Honestly, it feels like an attack on me as a stay at home mom. It feels more like, “You are a stay at home mom so you better be doing stuff all week long”, “you can’t possibly be a stay at home mom and also just be staying at home every day”, or “You are busy enough to justify quitting your job, right?”.

Ok, maybe the people asking me this don’t really think all that. But I just really hate this question, “What do you do all week?”

Other than my insecurities as a stay at home mom, I believe the actual problem behind it is that new parents think they need to fill their week with activities to entertain their baby. And many do.

But I like being home most of the week. At home my son is comfortable and gets to have hours of baby-led play. At home my son is not put in and out of his carseat 100 times. At home my son eats on the floor. At home my son gets to nap in his crib.

I like staying home.

And of course, all of this is my prerogative as a mom.

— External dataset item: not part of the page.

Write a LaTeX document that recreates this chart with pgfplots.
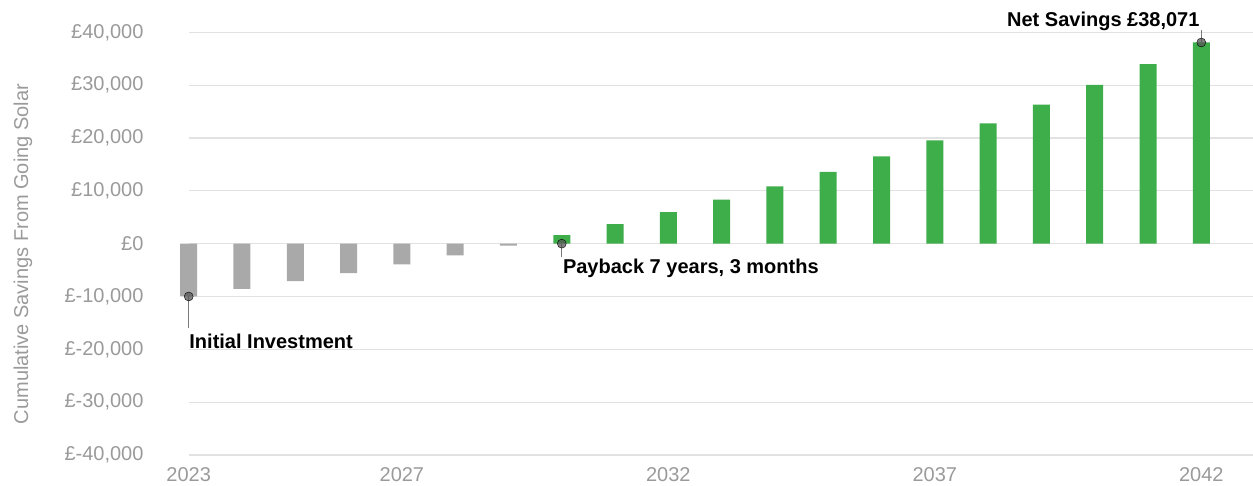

But when people ask me “What do you do all week?” I find it very hard to answer honestly. I feel their pressure. I feel their judgment. I feel the stigma of the ‘stay at home mom’ and the societal pressure to constantly entertain our little ones. I just feel awkward and weird telling people that I don’t do much all week. So … I lie. I tell them that I do go to the library and play groups. I say I go to events with other moms like museums or gardens. Sometimes I just make stuff up because I don’t want people to judge me for actually just letting my son play most of the day while I watch.

I’m scared of others thinking that I am a lazy parent.

Am I?

Am I am truly lazy for wanting to be at home so that my son can just play? Babies learn about their world through play.

Am I lazy for not taking him to a class where the teacher leads all the babies to clap their hands and sing songs and move around? I want my son to have free exploration in his own way, which differs day to day. And that’s ok because babies do things in the moment, moment to moment.

So why do I need to have a week filled with activities?

As a high school teacher I encountered a lot of teenagers with overwhelming extra-curricular schedules. As teens, having well rounded lives is not a bad thing. But this over scheduling has now trickled down to kids, toddlers, and even babies.

Babies don’t need agendas. They just need a safe space to play and explore.

So instead of asking me what do I do all week, how about you ask me what my son does all week.

Because if you ask me what I do all week the answer will be the same, I don’t do much.

But if you ask me what my son does all week… he explores, he discovers, he feels, and he tastes.

He observes people outside and listens to different sounds coming through the window.

He bangs objects on other objects or slides them across the floor.

He is learning physics from rolling his ball across the room or throwing objects over the edge of the stairs.

He is learning positioning when he arranges his blocks in a certain way.

He is learning transporting when he picks up his toys and puts them in different sized containers or into his little truck.

He is learning transforming when he squishes the pieces of banana with his fingers.

These are just a few of the behavioral schemas I observe throughout the day. So no, I don’t do much all week. I simply stay home to allow my son to fully develop physically and cognitively through play. Yes, just whole spirited, uninhibited play.